● WHAT TO DO: Reproduce the listing below exactly. Pictures do not belong in the copy.

(Rows from a dataset of charts and code)
^^^^

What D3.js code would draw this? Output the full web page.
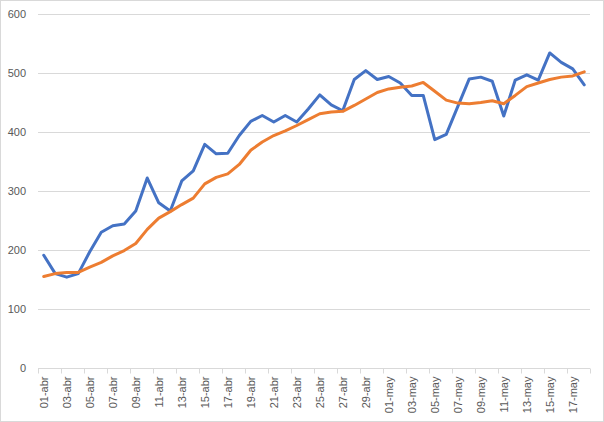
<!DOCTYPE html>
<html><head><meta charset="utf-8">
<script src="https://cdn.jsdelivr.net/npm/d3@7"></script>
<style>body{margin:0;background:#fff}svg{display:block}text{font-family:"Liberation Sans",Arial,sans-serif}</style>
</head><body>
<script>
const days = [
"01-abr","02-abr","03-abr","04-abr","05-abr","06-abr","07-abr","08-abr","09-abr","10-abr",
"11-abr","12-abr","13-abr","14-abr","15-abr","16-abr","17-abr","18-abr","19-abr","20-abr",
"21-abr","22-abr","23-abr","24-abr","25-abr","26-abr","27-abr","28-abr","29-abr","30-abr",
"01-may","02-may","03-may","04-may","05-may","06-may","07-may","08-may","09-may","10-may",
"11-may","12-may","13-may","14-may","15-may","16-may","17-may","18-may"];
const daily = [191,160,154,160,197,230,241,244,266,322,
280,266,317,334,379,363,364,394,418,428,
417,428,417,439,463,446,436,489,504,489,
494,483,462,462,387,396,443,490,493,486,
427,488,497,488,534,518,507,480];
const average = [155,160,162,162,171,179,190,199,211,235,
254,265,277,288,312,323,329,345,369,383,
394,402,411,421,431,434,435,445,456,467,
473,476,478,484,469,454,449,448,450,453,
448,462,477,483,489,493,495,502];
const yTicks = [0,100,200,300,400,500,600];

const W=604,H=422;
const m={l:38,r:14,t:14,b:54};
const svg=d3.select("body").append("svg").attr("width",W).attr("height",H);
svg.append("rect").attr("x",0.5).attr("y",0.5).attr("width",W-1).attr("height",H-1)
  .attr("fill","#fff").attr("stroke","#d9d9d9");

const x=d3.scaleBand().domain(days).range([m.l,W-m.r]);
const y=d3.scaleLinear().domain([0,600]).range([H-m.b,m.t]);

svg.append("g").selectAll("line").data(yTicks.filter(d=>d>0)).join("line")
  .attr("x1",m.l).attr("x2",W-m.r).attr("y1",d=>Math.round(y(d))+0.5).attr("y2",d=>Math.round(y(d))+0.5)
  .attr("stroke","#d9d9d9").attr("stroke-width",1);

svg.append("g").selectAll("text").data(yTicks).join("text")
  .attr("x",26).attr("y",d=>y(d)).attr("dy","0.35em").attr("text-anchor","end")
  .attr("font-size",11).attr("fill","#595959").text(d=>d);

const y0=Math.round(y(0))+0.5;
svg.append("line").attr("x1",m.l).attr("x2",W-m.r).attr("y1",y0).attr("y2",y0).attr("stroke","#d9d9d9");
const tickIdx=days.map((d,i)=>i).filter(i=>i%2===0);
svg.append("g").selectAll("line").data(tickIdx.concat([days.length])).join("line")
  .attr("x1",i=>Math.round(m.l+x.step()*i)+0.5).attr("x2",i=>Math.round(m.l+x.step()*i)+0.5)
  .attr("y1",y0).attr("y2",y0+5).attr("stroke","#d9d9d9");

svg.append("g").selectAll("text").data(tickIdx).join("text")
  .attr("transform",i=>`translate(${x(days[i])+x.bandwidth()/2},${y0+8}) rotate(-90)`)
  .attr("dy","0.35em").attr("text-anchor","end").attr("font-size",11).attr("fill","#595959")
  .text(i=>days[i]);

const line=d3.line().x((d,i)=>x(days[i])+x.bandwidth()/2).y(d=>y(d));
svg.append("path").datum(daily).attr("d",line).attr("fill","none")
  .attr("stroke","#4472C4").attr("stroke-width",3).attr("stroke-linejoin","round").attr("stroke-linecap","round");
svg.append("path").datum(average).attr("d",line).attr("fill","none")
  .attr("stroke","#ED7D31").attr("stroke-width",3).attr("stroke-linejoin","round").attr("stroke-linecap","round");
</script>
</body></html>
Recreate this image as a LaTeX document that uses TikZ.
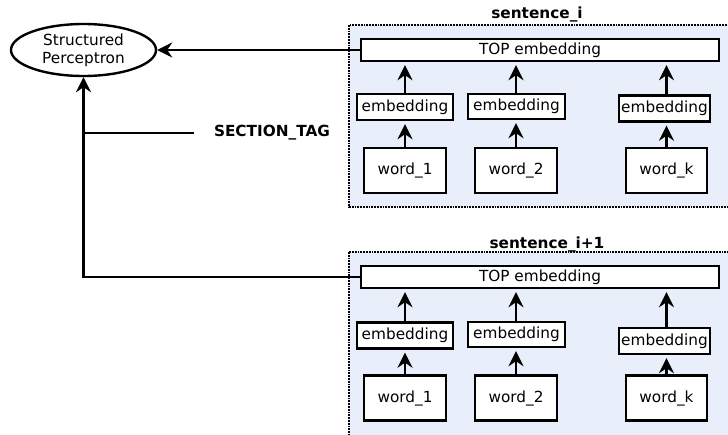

^^^^

● TASK OUTPUT:
What D3.js code would draw this? Output the full web page.
<!DOCTYPE html>
<html><head><meta charset="utf-8">
<script src="https://cdn.jsdelivr.net/npm/d3@7"></script>
<style>body{margin:0;background:#fff}svg{display:block}text{font-family:"Liberation Sans",Arial,sans-serif}</style>
</head><body>
<script>
const days = [
"01-abr","02-abr","03-abr","04-abr","05-abr","06-abr","07-abr","08-abr","09-abr","10-abr",
"11-abr","12-abr","13-abr","14-abr","15-abr","16-abr","17-abr","18-abr","19-abr","20-abr",
"21-abr","22-abr","23-abr","24-abr","25-abr","26-abr","27-abr","28-abr","29-abr","30-abr",
"01-may","02-may","03-may","04-may","05-may","06-may","07-may","08-may","09-may","10-may",
"11-may","12-may","13-may","14-may","15-may","16-may","17-may","18-may"];
const daily = [191,160,154,160,197,230,241,244,266,322,
280,266,317,334,379,363,364,394,418,428,
417,428,417,439,463,446,436,489,504,489,
494,483,462,462,387,396,443,490,493,486,
427,488,497,488,534,518,507,480];
const average = [155,160,162,162,171,179,190,199,211,235,
254,265,277,288,312,323,329,345,369,383,
394,402,411,421,431,434,435,445,456,467,
473,476,478,484,469,454,449,448,450,453,
448,462,477,483,489,493,495,502];
const yTicks = [0,100,200,300,400,500,600];

const W=604,H=422;
const m={l:38,r:14,t:14,b:54};
const svg=d3.select("body").append("svg").attr("width",W).attr("height",H);
svg.append("rect").attr("x",0.5).attr("y",0.5).attr("width",W-1).attr("height",H-1)
  .attr("fill","#fff").attr("stroke","#d9d9d9");

const x=d3.scaleBand().domain(days).range([m.l,W-m.r]);
const y=d3.scaleLinear().domain([0,600]).range([H-m.b,m.t]);

svg.append("g").selectAll("line").data(yTicks.filter(d=>d>0)).join("line")
  .attr("x1",m.l).attr("x2",W-m.r).attr("y1",d=>Math.round(y(d))+0.5).attr("y2",d=>Math.round(y(d))+0.5)
  .attr("stroke","#d9d9d9").attr("stroke-width",1);

svg.append("g").selectAll("text").data(yTicks).join("text")
  .attr("x",26).attr("y",d=>y(d)).attr("dy","0.35em").attr("text-anchor","end")
  .attr("font-size",11).attr("fill","#595959").text(d=>d);

const y0=Math.round(y(0))+0.5;
svg.append("line").attr("x1",m.l).attr("x2",W-m.r).attr("y1",y0).attr("y2",y0).attr("stroke","#d9d9d9");
const tickIdx=days.map((d,i)=>i).filter(i=>i%2===0);
svg.append("g").selectAll("line").data(tickIdx.concat([days.length])).join("line")
  .attr("x1",i=>Math.round(m.l+x.step()*i)+0.5).attr("x2",i=>Math.round(m.l+x.step()*i)+0.5)
  .attr("y1",y0).attr("y2",y0+5).attr("stroke","#d9d9d9");

svg.append("g").selectAll("text").data(tickIdx).join("text")
  .attr("transform",i=>`translate(${x(days[i])+x.bandwidth()/2},${y0+8}) rotate(-90)`)
  .attr("dy","0.35em").attr("text-anchor","end").attr("font-size",11).attr("fill","#595959")
  .text(i=>days[i]);

const line=d3.line().x((d,i)=>x(days[i])+x.bandwidth()/2).y(d=>y(d));
svg.append("path").datum(daily).attr("d",line).attr("fill","none")
  .attr("stroke","#4472C4").attr("stroke-width",3).attr("stroke-linejoin","round").attr("stroke-linecap","round");
svg.append("path").datum(average).attr("d",line).attr("fill","none")
  .attr("stroke","#ED7D31").attr("stroke-width",3).attr("stroke-linejoin","round").attr("stroke-linecap","round");
</script>
</body></html>
Recreate this image as a LaTeX document that uses TikZ.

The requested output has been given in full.